* **Dataset entries**:
....
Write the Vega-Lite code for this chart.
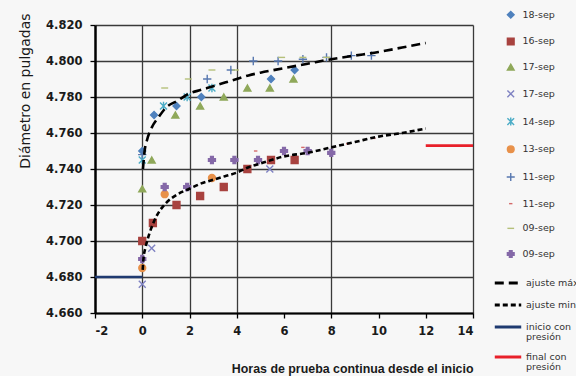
{
  "$schema": "https://vega.github.io/schema/vega-lite/v6.json",
  "width": 378,
  "height": 288,
  "autosize": "none",
  "padding": {"left": 95, "top": 25, "right": 103, "bottom": 63},
  "background": "#f7f7f7",
  "config": {"view": {"stroke": null}, "font": "DejaVu Sans", "axis": {"labelOverlap": false}, "axisY": {"labelOverlap": false}, "style": {"guide-label": {"lineHeight": 9.5}}},
  "datasets": {
    "pts": [
      {"s": "18-sep", "x": 0, "y": 4.750}, {"s": "18-sep", "x": 0.5, "y": 4.770}, {"s": "18-sep", "x": 1.45, "y": 4.775}, {"s": "18-sep", "x": 2.5, "y": 4.780}, {"s": "18-sep", "x": 5.45, "y": 4.790}, {"s": "18-sep", "x": 6.45, "y": 4.795},
      {"s": "16-sep", "x": 0, "y": 4.700}, {"s": "16-sep", "x": 0.45, "y": 4.710}, {"s": "16-sep", "x": 1.45, "y": 4.720}, {"s": "16-sep", "x": 2.45, "y": 4.725}, {"s": "16-sep", "x": 3.45, "y": 4.730}, {"s": "16-sep", "x": 4.45, "y": 4.740}, {"s": "16-sep", "x": 5.45, "y": 4.745}, {"s": "16-sep", "x": 6.45, "y": 4.745},
      {"s": "17-sep", "x": 0, "y": 4.729}, {"s": "17-sep", "x": 0.4, "y": 4.745}, {"s": "17-sep", "x": 1.4, "y": 4.770}, {"s": "17-sep", "x": 2.45, "y": 4.775}, {"s": "17-sep", "x": 3.45, "y": 4.780}, {"s": "17-sep", "x": 4.45, "y": 4.785}, {"s": "17-sep", "x": 5.4, "y": 4.785}, {"s": "17-sep", "x": 6.4, "y": 4.790},
      {"s": "17-sep b", "x": 0, "y": 4.676}, {"s": "17-sep b", "x": 0.4, "y": 4.696}, {"s": "17-sep b", "x": 5.4, "y": 4.740},
      {"s": "14-sep", "x": 0, "y": 4.745}, {"s": "14-sep", "x": 0.9, "y": 4.775}, {"s": "14-sep", "x": 1.9, "y": 4.780}, {"s": "14-sep", "x": 2.95, "y": 4.785},
      {"s": "13-sep", "x": 0, "y": 4.685}, {"s": "13-sep", "x": 0.95, "y": 4.726}, {"s": "13-sep", "x": 2.95, "y": 4.735},
      {"s": "11-sep", "x": 0, "y": 4.748}, {"s": "11-sep", "x": 2.75, "y": 4.790}, {"s": "11-sep", "x": 3.75, "y": 4.795}, {"s": "11-sep", "x": 4.7, "y": 4.800}, {"s": "11-sep", "x": 5.75, "y": 4.800}, {"s": "11-sep", "x": 6.8, "y": 4.801}, {"s": "11-sep", "x": 7.8, "y": 4.802}, {"s": "11-sep", "x": 8.85, "y": 4.803}, {"s": "11-sep", "x": 9.7, "y": 4.803},
      {"s": "11-sep b", "x": 4.8, "y": 4.750}, {"s": "11-sep b", "x": 6.8, "y": 4.752}, {"s": "11-sep b", "x": 8.7, "y": 4.754}, {"s": "11-sep b", "x": 9.8, "y": 4.757},
      {"s": "09-sep", "x": 0.95, "y": 4.785}, {"s": "09-sep", "x": 1.95, "y": 4.790}, {"s": "09-sep", "x": 2.95, "y": 4.795}, {"s": "09-sep", "x": 3.95, "y": 4.795}, {"s": "09-sep", "x": 5.9, "y": 4.802}, {"s": "09-sep", "x": 6.8, "y": 4.802}, {"s": "09-sep", "x": 7.8, "y": 4.802},
      {"s": "09-sep b", "x": 0, "y": 4.690}, {"s": "09-sep b", "x": 0.95, "y": 4.730}, {"s": "09-sep b", "x": 1.9, "y": 4.730}, {"s": "09-sep b", "x": 2.95, "y": 4.745}, {"s": "09-sep b", "x": 3.9, "y": 4.745}, {"s": "09-sep b", "x": 4.9, "y": 4.745}, {"s": "09-sep b", "x": 6.0, "y": 4.750}, {"s": "09-sep b", "x": 7.0, "y": 4.750}, {"s": "09-sep b", "x": 8.0, "y": 4.749}
    ],
    "fits": [
      {"f": "ajuste máx", "x": 0.03, "y": 4.740}, {"f": "ajuste máx", "x": 0.1, "y": 4.750}, {"f": "ajuste máx", "x": 0.2, "y": 4.756}, {"f": "ajuste máx", "x": 0.4, "y": 4.763}, {"f": "ajuste máx", "x": 0.7, "y": 4.769}, {"f": "ajuste máx", "x": 1.0, "y": 4.774}, {"f": "ajuste máx", "x": 1.5, "y": 4.778}, {"f": "ajuste máx", "x": 2.0, "y": 4.782}, {"f": "ajuste máx", "x": 2.5, "y": 4.784}, {"f": "ajuste máx", "x": 3.0, "y": 4.786}, {"f": "ajuste máx", "x": 3.5, "y": 4.788}, {"f": "ajuste máx", "x": 4.0, "y": 4.790}, {"f": "ajuste máx", "x": 4.5, "y": 4.792}, {"f": "ajuste máx", "x": 5.0, "y": 4.7935}, {"f": "ajuste máx", "x": 6.0, "y": 4.796}, {"f": "ajuste máx", "x": 7.0, "y": 4.7985}, {"f": "ajuste máx", "x": 8.0, "y": 4.801}, {"f": "ajuste máx", "x": 9.0, "y": 4.803}, {"f": "ajuste máx", "x": 10.0, "y": 4.805}, {"f": "ajuste máx", "x": 11.0, "y": 4.8075}, {"f": "ajuste máx", "x": 12.0, "y": 4.810},
      {"f": "ajuste min", "x": 0.02, "y": 4.684}, {"f": "ajuste min", "x": 0.05, "y": 4.690}, {"f": "ajuste min", "x": 0.15, "y": 4.697}, {"f": "ajuste min", "x": 0.3, "y": 4.704}, {"f": "ajuste min", "x": 0.5, "y": 4.711}, {"f": "ajuste min", "x": 0.75, "y": 4.717}, {"f": "ajuste min", "x": 1.0, "y": 4.721}, {"f": "ajuste min", "x": 1.5, "y": 4.726}, {"f": "ajuste min", "x": 2.0, "y": 4.729}, {"f": "ajuste min", "x": 2.5, "y": 4.732}, {"f": "ajuste min", "x": 3.0, "y": 4.734}, {"f": "ajuste min", "x": 3.5, "y": 4.736}, {"f": "ajuste min", "x": 4.0, "y": 4.738}, {"f": "ajuste min", "x": 4.5, "y": 4.741}, {"f": "ajuste min", "x": 5.0, "y": 4.743}, {"f": "ajuste min", "x": 6.0, "y": 4.747}, {"f": "ajuste min", "x": 7.0, "y": 4.749}, {"f": "ajuste min", "x": 8.0, "y": 4.752}, {"f": "ajuste min", "x": 9.0, "y": 4.755}, {"f": "ajuste min", "x": 10.0, "y": 4.758}, {"f": "ajuste min", "x": 11.0, "y": 4.760}, {"f": "ajuste min", "x": 12.0, "y": 4.7625},
      {"f": "inicio con presión", "x": -2, "y": 4.680}, {"f": "inicio con presión", "x": 0, "y": 4.680},
      {"f": "final con presión", "x": 12, "y": 4.753}, {"f": "final con presión", "x": 14, "y": 4.753}
    ]
  },
  "resolve": {"axis": {"x": "independent"}},
  "layer": [
    {
      "data": {"name": "pts"},
      "mark": {"type": "point", "filled": true, "opacity": 1, "size": 48, "strokeWidth": 1.4},
      "encoding": {
        "x": {"field": "x", "type": "quantitative", "scale": {"domain": [-2, 14], "nice": false, "zero": false},
          "axis": {"orient": "top", "values": [0, 2, 4, 8, 14], "grid": true, "gridColor": "#3a3a3a", "gridWidth": 1.3, "labels": false, "ticks": false, "domain": false, "title": null}},
        "y": {"field": "y", "type": "quantitative", "scale": {"domain": [4.66, 4.82], "nice": false, "zero": false},
          "axis": {"values": [4.66, 4.68, 4.70, 4.72, 4.74, 4.76, 4.78, 4.80, 4.82], "format": ".3f", "labelOverlap": false, "grid": true, "gridColor": "#3a3a3a", "gridWidth": 1.3,
            "domainColor": "#000", "domainWidth": 2.5, "tickColor": "#000", "tickSize": 5, "tickWidth": 1.3,
            "labelFont": "DejaVu Sans", "labelFontWeight": "bold", "labelFontSize": 11.5, "labelColor": "#1a1a1a", "labelPadding": 8,
            "title": "Diámetro en pulgadas", "titleFont": "DejaVu Sans", "titleFontWeight": "normal", "titleFontSize": 14, "titleColor": "#1a1a1a", "titlePadding": 13, "titleAnchor": "end", "titleY": -12}},
        "fill": {"field": "s", "type": "nominal",
          "scale": {"domain": ["18-sep", "16-sep", "17-sep", "17-sep b", "14-sep", "13-sep", "11-sep", "11-sep b", "09-sep", "09-sep b"],
            "range": ["#4F81BD", "#A8423F", "#8FA85A", "#7F82C2", "#4BACC6", "#E8914A", "#5878B0", "#D46A6A", "#B5C07A", "#8569A8"]},
          "legend": {"title": null, "orient": "none", "legendX": 411, "legendY": -15, "padding": 0, "symbolSize": 45, "symbolStrokeWidth": 1.4, "labelFont": "DejaVu Sans", "labelFontSize": 9.5, "labelColor": "#333", "rowPadding": 13.7, "labelOffset": 7, "labelExpr": "replace(datum.label, ' b', '')"}},
        "stroke": {"field": "s", "type": "nominal",
          "scale": {"domain": ["18-sep", "16-sep", "17-sep", "17-sep b", "14-sep", "13-sep", "11-sep", "11-sep b", "09-sep", "09-sep b"],
            "range": ["#4F81BD", "#A8423F", "#8FA85A", "#7F82C2", "#4BACC6", "#E8914A", "#5878B0", "#D46A6A", "#B5C07A", "#8569A8"]},
          "legend": {"title": null, "orient": "none", "legendX": 411, "legendY": -15, "padding": 0, "symbolSize": 45, "symbolStrokeWidth": 1.4, "labelFont": "DejaVu Sans", "labelFontSize": 9.5, "labelColor": "#333", "rowPadding": 13.7, "labelOffset": 7, "labelExpr": "replace(datum.label, ' b', '')"}},
        "shape": {"field": "s", "type": "nominal",
          "scale": {"domain": ["18-sep", "16-sep", "17-sep", "17-sep b", "14-sep", "13-sep", "11-sep", "11-sep b", "09-sep", "09-sep b"],
            "range": ["diamond", "square", "triangle-up", "M-1,-1L1,1M-1,1L1,-1", "M-1,-1L1,1M-1,1L1,-1M0,-1.2L0,1.2", "circle", "M-1.2,0L1.2,0M0,-1.2L0,1.2", "M-0.5,0L0.5,0", "M-1,0L1,0", "cross"]},
          "legend": {"title": null, "orient": "none", "legendX": 411, "legendY": -15, "padding": 0, "symbolSize": 45, "symbolStrokeWidth": 1.4, "labelFont": "DejaVu Sans", "labelFontSize": 9.5, "labelColor": "#333", "rowPadding": 13.7, "labelOffset": 7, "labelExpr": "replace(datum.label, ' b', '')"}}
      }
    },
    {
      "data": {"name": "fits"},
      "mark": {"type": "line", "strokeWidth": 2.6, "interpolate": "monotone"},
      "encoding": {
        "x": {"field": "x", "type": "quantitative", "scale": {"domain": [-2, 14], "nice": false, "zero": false},
          "axis": {"orient": "bottom", "values": [-2, 0, 2, 4, 6, 8, 10, 12, 14], "labelOverlap": false, "grid": false,
            "domainColor": "#000", "domainWidth": 2, "tickColor": "#000", "tickSize": 5, "tickWidth": 1.3,
            "labelFont": "DejaVu Sans", "labelFontWeight": "bold", "labelFontSize": 11.5, "labelColor": "#1a1a1a", "labelPadding": 7,
            "labelExpr": "replace(datum.label, '−', '-')",
            "title": "Horas de prueba continua desde el inicio", "titleAnchor": "end", "titleFont": "Liberation Sans", "titleFontWeight": "bold", "titleFontSize": 12.4, "titleColor": "#1a1a1a", "titlePadding": 26}},
        "y": {"field": "y", "type": "quantitative", "scale": {"domain": [4.66, 4.82], "nice": false, "zero": false},
          "axis": {"values": [4.66, 4.68, 4.70, 4.72, 4.74, 4.76, 4.78, 4.80, 4.82], "format": ".3f", "labelOverlap": false, "grid": true, "gridColor": "#3a3a3a", "gridWidth": 1.3,
            "domainColor": "#000", "domainWidth": 2.5, "tickColor": "#000", "tickSize": 5, "tickWidth": 1.3,
            "labelFont": "DejaVu Sans", "labelFontWeight": "bold", "labelFontSize": 11.5, "labelColor": "#1a1a1a", "labelPadding": 8,
            "title": "Diámetro en pulgadas", "titleFont": "DejaVu Sans", "titleFontWeight": "normal", "titleFontSize": 14, "titleColor": "#1a1a1a", "titlePadding": 13, "titleAnchor": "end", "titleY": -12}},
        "color": {"field": "f", "type": "nominal",
          "scale": {"domain": ["ajuste máx", "ajuste min", "inicio con presión", "final con presión"], "range": ["#000000", "#000000", "#1F3A70", "#E8202A"]},
          "legend": {"title": null, "orient": "none", "legendX": 398, "legendY": 243, "padding": 0, "symbolType": "stroke", "symbolSize": 700, "symbolStrokeWidth": 3, "labelFont": "DejaVu Sans", "labelFontSize": 9.5, "labelColor": "#333", "rowPadding": 1, "labelOffset": 3,
            "labelExpr": "datum.label == 'inicio con presión' ? ['inicio con', 'presión'] : datum.label == 'final con presión' ? ['final con', 'presión'] : datum.label"}},
        "strokeDash": {"field": "f", "type": "nominal",
          "scale": {"domain": ["ajuste máx", "ajuste min", "inicio con presión", "final con presión"], "range": [[9, 5], [5, 3], [1, 0], [1, 0]]},
          "legend": {"title": null, "orient": "none", "legendX": 398, "legendY": 243, "padding": 0, "symbolType": "stroke", "symbolSize": 700, "symbolStrokeWidth": 3, "labelFont": "DejaVu Sans", "labelFontSize": 9.5, "labelColor": "#333", "rowPadding": 1, "labelOffset": 3,
            "labelExpr": "datum.label == 'inicio con presión' ? ['inicio con', 'presión'] : datum.label == 'final con presión' ? ['final con', 'presión'] : datum.label"}}
      }
    }
  ]
}
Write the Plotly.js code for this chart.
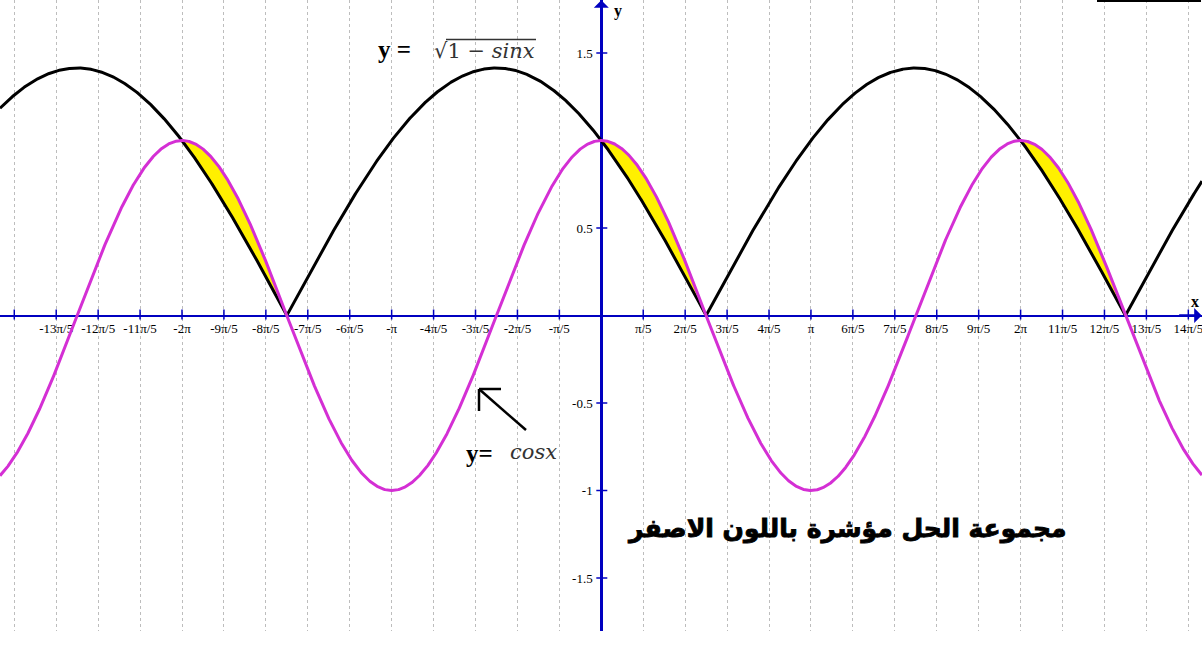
....
* **PROBLEM DESCRIPTION**: Go through the data above and find the lines with the word "chart". Copy each of those lines.

* **SOLVED PROBLEM**:
Write the Vega-Lite code for this chart.
Write the Plotly.js code for this chart.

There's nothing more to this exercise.